I'm not familiar with Django, but if you have a JWT it should be using a public/private key pair (to sign or to encrypt, your choice, but you shouldn't be relying on symmetric encryption of JWTs to pass data around your systems; that sounds like a world of hurt of unnecessary complexity).

What this means is that the signing service has signed the key using the private key. That key can and should be kept controlled. Where to keep that secret is a topic unto itself, but it only needs to be accessible to the signing service (be that Django or something else).

For every other service, all you need is the PUBLIC key to decrypt the token, and validate that it was signed with the corresponding private key.

You can either do that locally to the service (where they are given the corresponding public key), or you can make it so there is a dedicated endpoint on the signing service for validating tokens.

The benefit to having a dedicating service that both signs, and validates, is that you can update tokens atomically (ish; if you have to scale that service out you may need to support multiple keys at once, or suffer some downtime; either way you should think about what happens to existing tokens if you have to rotate the key; how do clients know to sign users in again), and in general control the logic. The downside is the latency and additional traffic (since every incoming request will then have to call out to this service to validate the token).

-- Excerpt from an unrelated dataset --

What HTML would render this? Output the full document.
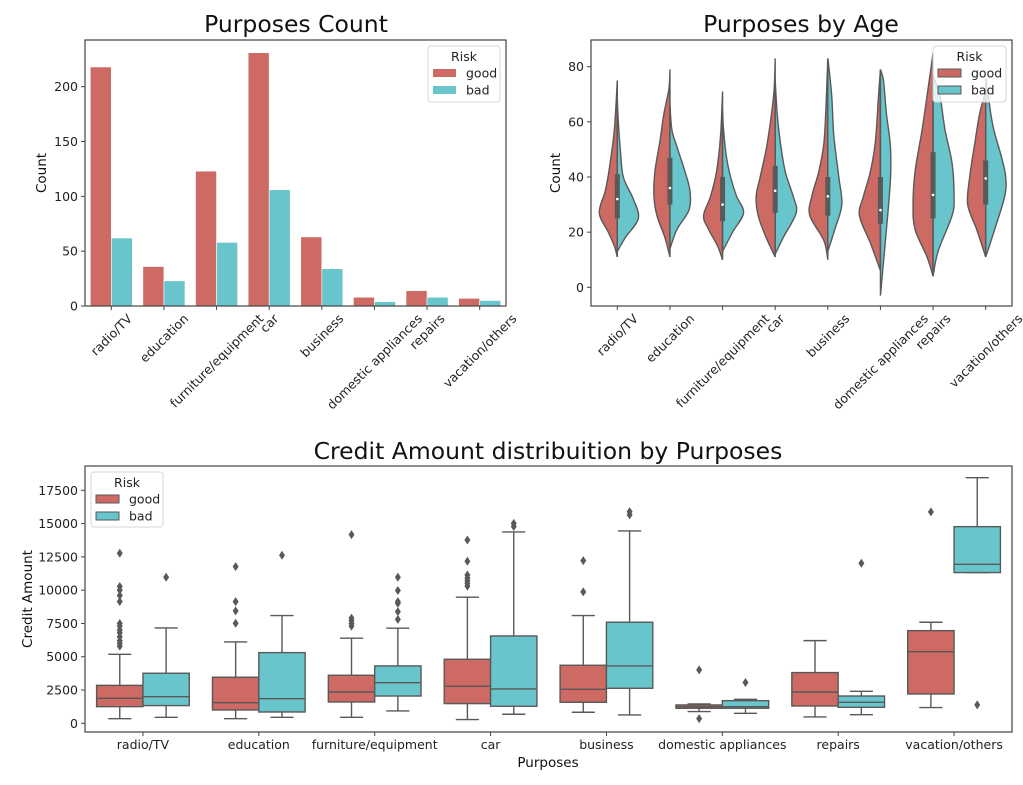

Both Python and Golang should have well documented libraries and examples for this, though finding the corresponding equivalents may take a little trial and error.

This assumes you're using your own signup/login flow, rather than OAuth (which I'm assuming from your questions; if you're using something like a "Sign in with Google" flow, this all changes only in that the validation endpoint is owned by the signer rather than by you). If you are, the way passwords relate is this - when a user signs up (using HTTPS), you hash their password (using something like Bcrypt or another cryptographically strong hashing algorithm) and store that hash. When they log in, you take the salt from what is stored in the database, use that to hash the password that was sent in to confirm that the hashes match (meaning the passwords match), and then once you've confirmed they do, you create a JWT using the secret key, and return it. That JWT is sent with every request and can be confirmed either by decrypting it using the public key, or by calling the validation URL, as detailed above. When the password is changed, it has ZERO effect on the JWT. JWTs have their own life cycle, and should NOT store any secrets in them (because anyone with the public key can decrypt them, and public keys are meant to be, well, public, even if they aren't in practice).

There's a bit more with JWT best practices, having a refresh token separately from the auth token, etc etc, but that's the gist.